The Northern Ireland Forum for Political Dialogue

 
 

Isabel Fleming, an intern on the Writing Peace Project, shares some early reflections from her work with records of the Forum for Political Dialogue.

The Forum for Political Dialogue was created by the Northern Ireland (Entry to Negotiations etc.) Act 1996, and its sessions in Belfast ran from June 1996 to January 1998. The Forum was constituted by elected representatives from across Northern Ireland, using quite flexible electoral counting in order to allow smaller parties to join alongside the major parties. Sinn Fein were not permitted to join on grounds of continued violence, and the SDLP quickly abstained from the Forum, leaving a range of Unionist parties, as well as the Northern Irish Women’s Coalition, the Labour Party, and Alliance. Sessions generally involved consideration of motions relevant to everyday life in Northern Ireland and sometimes questioning of experts, or the consideration of reports from the various standing committees. 

Interpoint Centre where the Northern Ireland Forum met from June 1996 to January 1998  © Copyright Albert Bridge and licensed for reuse under Creative Commons Licence

Interpoint Centre where the Northern Ireland Forum met from June 1996 to January 1998
© Copyright Albert Bridge and licensed for reuse under Creative Commons Licence

The Forum has not been accorded much scholarly attention. This could be for a number of reasons, not least its seeming failure. The minutes often descend into a large degree of chaos, with acrimonious exchanges between members, and disagreements over the rules which lasted for months. A key issue was the lack of specifically Nationalist representation after the departure of the SDLP: the Chairman was forced to overrule the adoption of motions that would not have found cross-community agreement, which had a strongly delegitimating effect in the eyes of many. 

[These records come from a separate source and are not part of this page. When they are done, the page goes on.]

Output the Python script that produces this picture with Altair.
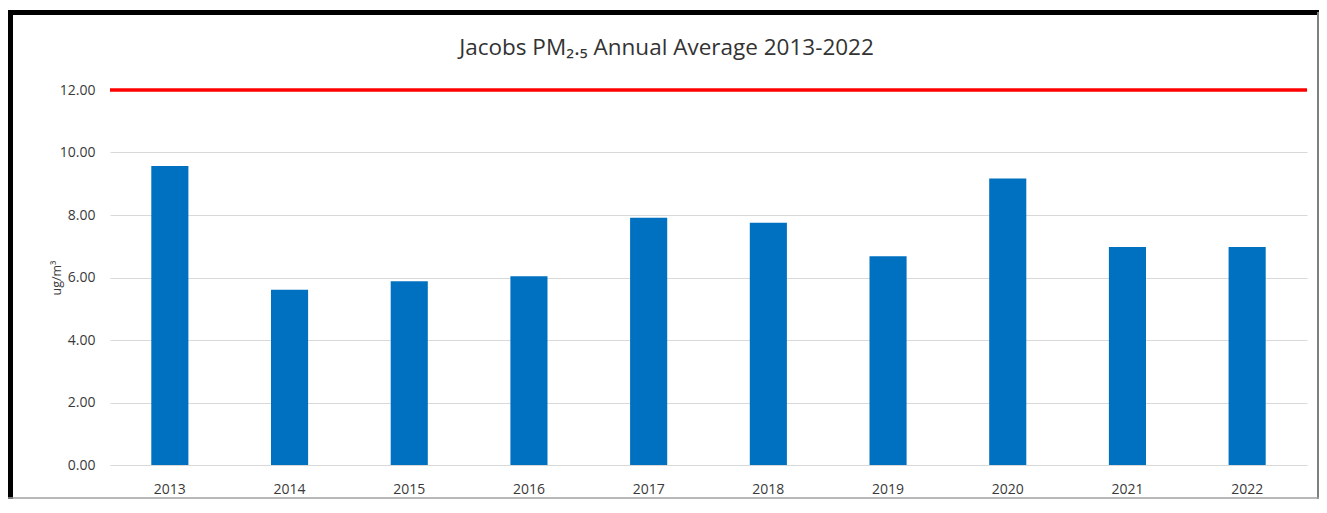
import altair as alt
import pandas as pd

years = ["2013", "2014", "2015", "2016", "2017", "2018", "2019", "2020", "2021", "2022"]
values = [9.57, 5.61, 5.88, 6.04, 7.91, 7.75, 6.68, 9.17, 6.98, 6.98]
standard = [12.0]
y_ticks = [0, 2, 4, 6, 8, 10, 12]

df = pd.DataFrame({"year": years, "value": values})
std_df = pd.DataFrame({"std": standard})

FONT = "Open Sans"
TXT = "#3a3a3a"

x_enc = alt.X(
    "year:N",
    sort=years,
    title=None,
    scale=alt.Scale(paddingInner=0.69, paddingOuter=0.345),
    axis=alt.Axis(labelAngle=0, ticks=False, domain=False, labelPadding=17,
                  labelFont=FONT, labelFontSize=14, labelColor=TXT),
)
y_enc = alt.Y(
    "value:Q",
    title="ug/m³",
    scale=alt.Scale(domain=[0, 12], nice=False),
    axis=alt.Axis(values=y_ticks, format=".2f", ticks=False, domain=False,
                  labelPadding=15, labelFont=FONT, labelFontSize=14, labelColor=TXT,
                  grid=True, gridColor="#d9d9d9", gridWidth=1.2,
                  titleFont=FONT, titleFontSize=12.5, titleFontWeight="normal",
                  titleColor=TXT, titlePadding=-4),
)

bars = alt.Chart(df).mark_bar(color="#0070C0").encode(x=x_enc, y=y_enc)

red = alt.Chart(std_df).mark_rule(color="#ff0000", strokeWidth=3.5).encode(
    y=alt.Y("std:Q")
)

# decorative frame around the whole picture
frame_top = alt.Chart(std_df).mark_rule(color="black", strokeWidth=5, clip=False).encode(
    x=alt.value(-102), x2=alt.value(1209), y=alt.value(-77.5)
)
frame_left = alt.Chart(std_df).mark_rule(color="black", strokeWidth=5, clip=False).encode(
    x=alt.value(-99.5), y=alt.value(-80), y2=alt.value(409)
)
frame_right = alt.Chart(std_df).mark_rule(color="#7f7f7f", strokeWidth=2, clip=False).encode(
    x=alt.value(1208), y=alt.value(-78), y2=alt.value(409)
)
frame_bottom = alt.Chart(std_df).mark_rule(color="#a0a0a0", strokeWidth=1.5, clip=False).encode(
    x=alt.value(-102), x2=alt.value(1209), y=alt.value(408)
)

chart = alt.layer(bars, red, frame_top, frame_left, frame_right, frame_bottom).properties(
    width=1197,
    height=375,
    title=alt.TitleParams("Jacobs PM₂.₅ Annual Average 2013-2022", font=FONT,
                          fontSize=22.5, fontWeight="normal", color="#333333",
                          anchor="middle", offset=-52, dx=-42),
    autosize=alt.AutoSizeParams(type="none"),
    padding={"left": 102, "top": 82, "right": 12, "bottom": 34},
    background="white",
).configure_view(stroke=None)

chart.save("out.html", embed_options={"renderer": "svg", "actions": False})
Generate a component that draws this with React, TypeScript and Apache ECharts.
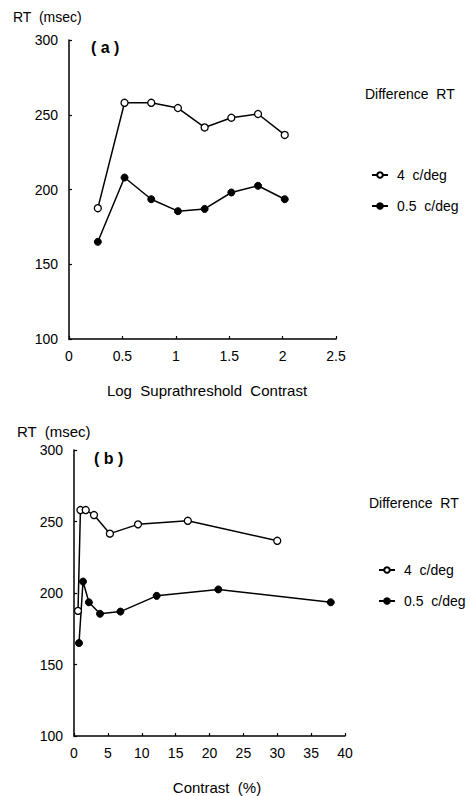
import React, { useEffect, useRef } from "react";
import * as echarts from "echarts";

const logContrast = [0.27, 0.52, 0.77, 1.02, 1.27, 1.52, 1.77, 2.02];
const contrast4 = [0.59, 0.95, 1.73, 2.95, 5.3, 9.45, 16.8, 30.0];
const contrast05 = [0.74, 1.33, 2.2, 3.84, 6.85, 12.2, 21.3, 37.9];
const rt4 = [187.5, 258, 258, 254.5, 241.5, 248, 250.5, 236.5];
const rt05 = [165, 208, 193.5, 185.5, 187, 198, 202.5, 193.5];
const seriesNames = ["4  c/deg", "0.5  c/deg"];
const xTicksA = [0, 0.5, 1, 1.5, 2, 2.5];
const xTicksB = [0, 5, 10, 15, 20, 25, 30, 35, 40];
const yTicks = [100, 150, 200, 250, 300];

const FONT = "'Liberation Sans', Arial, sans-serif";

export default function App() {
  const ref = useRef<HTMLDivElement>(null);
  useEffect(() => {
    if (!ref.current) return;
    const chart = echarts.init(ref.current, null, { renderer: "svg" });
    const axisLine = { show: true, lineStyle: { color: "#000", width: 1.5 } };
    const axisTick = { show: true, inside: true, length: 3, lineStyle: { color: "#000", width: 1.2 } };
    const xAxisCommon = (
      min: number,
      max: number,
      interval: number,
      name: string,
      gridIndex: number,
      shift: number
    ) => ({
      type: "value",
      gridIndex,
      min,
      max,
      interval,
      name,
      nameLocation: "middle",
      nameGap: 44,
      nameTextStyle: { color: "#000", fontSize: 15, fontFamily: FONT, padding: [0, 0, 0, shift] },
      axisLine,
      axisTick,
      splitLine: { show: false },
      axisLabel: { color: "#000", fontSize: 14, fontFamily: FONT, margin: 10 },
    });
    const yAxisCommon = (gridIndex: number) => ({
      type: "value",
      gridIndex,
      min: yTicks[0],
      max: yTicks[yTicks.length - 1],
      interval: yTicks[1] - yTicks[0],
      axisLine,
      axisTick,
      splitLine: { show: false },
      axisLabel: { color: "#000", fontSize: 14, fontFamily: FONT, margin: 11 },
    });
    const openStyle = {
      symbol: "circle",
      symbolSize: 7,
      itemStyle: { color: "#fff", borderColor: "#000", borderWidth: 1.3 },
      lineStyle: { color: "#000", width: 1.5 },
    };
    const filledStyle = {
      symbol: "circle",
      symbolSize: 7,
      itemStyle: { color: "#000", borderColor: "#000", borderWidth: 1 },
      lineStyle: { color: "#000", width: 1.5 },
    };
    const legendCommon = {
      orient: "vertical",
      data: seriesNames,
      itemWidth: 16,
      itemHeight: 7,
      itemGap: 17,
      textStyle: { color: "#000", fontSize: 14, fontFamily: FONT, padding: [0, 0, 0, 4] },
      selectedMode: false,
    };
    const txt = (x: number, y: number, text: string, size = 14, weight = "normal") => ({
      type: "text",
      x,
      y,
      style: {
        text,
        fill: "#000",
        font: `${weight} ${size}px ${FONT}`,
        textVerticalAlign: "middle",
        textAlign: "left",
      },
    });
    chart.setOption({
      animation: false,
      backgroundColor: "#fff",
      grid: [
        { left: 69, top: 40, width: 267, height: 299 },
        { left: 74, top: 450, width: 271, height: 296 },
      ],
      xAxis: [
        xAxisCommon(xTicksA[0], xTicksA[xTicksA.length - 1], 0.5, "Log  Suprathreshold  Contrast", 0, 9),
        xAxisCommon(xTicksB[0], xTicksB[xTicksB.length - 1], 5, "Contrast  (%)", 1, 15),
      ],
      yAxis: [yAxisCommon(0), yAxisCommon(1)],
      legend: [
        { ...legendCommon, left: 366, top: 163 },
        { ...legendCommon, left: 373, top: 558 },
      ],
      graphic: [
        txt(13, 17, "RT  (msec)"),
        txt(91, 47, "( a )", 16, "bold"),
        txt(365, 94, "Difference  RT"),
        txt(17, 431, "RT  (msec)", 15),
        txt(94, 458, "( b )", 16, "bold"),
        txt(369, 503, "Difference  RT"),
      ],
      series: [
        {
          type: "line",
          name: seriesNames[1],
          xAxisIndex: 0,
          yAxisIndex: 0,
          data: logContrast.map((x, i) => [x, rt05[i]]),
          ...filledStyle,
        },
        {
          type: "line",
          name: seriesNames[0],
          xAxisIndex: 0,
          yAxisIndex: 0,
          data: logContrast.map((x, i) => [x, rt4[i]]),
          ...openStyle,
        },
        {
          type: "line",
          name: seriesNames[1],
          xAxisIndex: 1,
          yAxisIndex: 1,
          data: contrast05.map((x, i) => [x, rt05[i]]),
          ...filledStyle,
        },
        {
          type: "line",
          name: seriesNames[0],
          xAxisIndex: 1,
          yAxisIndex: 1,
          data: contrast4.map((x, i) => [x, rt4[i]]),
          ...openStyle,
        },
      ],
    });
    return () => chart.dispose();
  }, []);
  return (
    <div
      ref={ref}
      style={{ position: "fixed", left: 0, top: 0, width: 470, height: 796, background: "#fff" }}
    />
  );
}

I found taking a detailed new look at the Forum a really exciting opportunity. Using Quill to model the Forum reveals a new way of looking at these minutes. At first glance, the minutes seem to be hours of long and winding speeches, and irrelevant obstructive points of order. But the model does not allow for grandstanding, arguments, brinkmanship or performativity. It forces us to look behind the rhetoric, and the seeming illogicality of Northern Irish Politics, and look at how this attempt at useful dialogue actually functioned. It can show us where there were surprising levels of agreement, and also display where the real sticking points were. These are very obvious in Quill’s visualisation display:

 
Screenshot from the Quill platform representing debate on the Garvaghy Road controversy.

Screenshot from the Quill platform representing debate on the Garvaghy Road controversy.

 

This image shows a debate on the Garvaghy Road controversy: one motion is debate, paused, rejected, changed, dropped and then ultimately moved on from, with a real lack of positive decision making. 

Quill can also help us to identify what the Forum actually decided upon, and the topics that it discussed. It draws the everyday nature of making decisions back into focus. The Peace Process was as much about learning to agree with one another on the small things, as it was about macro high-political decisions. The Forum agreed on the need for improvements to Cancer care in Northern Ireland, and the hope for improved education funding. Significant periods of time were spent discussing the BSE beef crisis too. Quill’s methodology helps to see how these were areas of agreement and consensus, rather than divisiveness, and shows the Forum working as it was envisioned as doing. Here we can see a report created by the Forum easily passing through the process of being accepted:

 
Screenshot showing a report presented, debated, and accepted by the Forum

Screenshot showing a report presented, debated, and accepted by the Forum

 

The ‘process’ aspect of the Peace Process really comes to the fore. Historians often say that the personal is political, but using the Quill platform for these minutes also shows how the political is so personal. This is something that those involved are also keen to emphasise. The minutes are actually full of humour, and the growing relationships between all the members is clear. Some members, such as Ian Paisley, who we might generally expect to have been largely obstructive, appear to be more pragmatic in terms of the functioning of the Forum, if not flexible in their actual views. 

As a recent graduate, this is my first research job, and my first involvement in a Digital Humanities Project. I had some knowledge of the Troubles from a module in my third year, but had no extensive knowledge of the period immediately preceding the Good Friday Agreement. Working on the project has involved a lot of trial and error, and has been a learning process, but what we have ended with is very promising. At times, the Quill methodology can be unwieldy to represent the Forum’s activities. It has taken adaptation, for example, to show the elements of the Forum which are not based around documents or decision making. In particular, the ‘special debates’ which allowed members to bring a topic of their choice for 5 minutes did not have a specific function that can be easily shown in the software. The confusion of the Chairman and the minutes taker on what was happening at points also showed up in the modelling sometimes too: it is difficult to reconstruct a decision if even those at the time couldn’t track what was happening in front of them. However, we hope that the team will come up with new ways to illuminate these issues.

Our model is currently nearing the recess for the General Election. It will be interesting to see what, if any, effect this will have on the workings of the Forum, and to see how the Forum’s efficiency and development will shift as it continues for longer.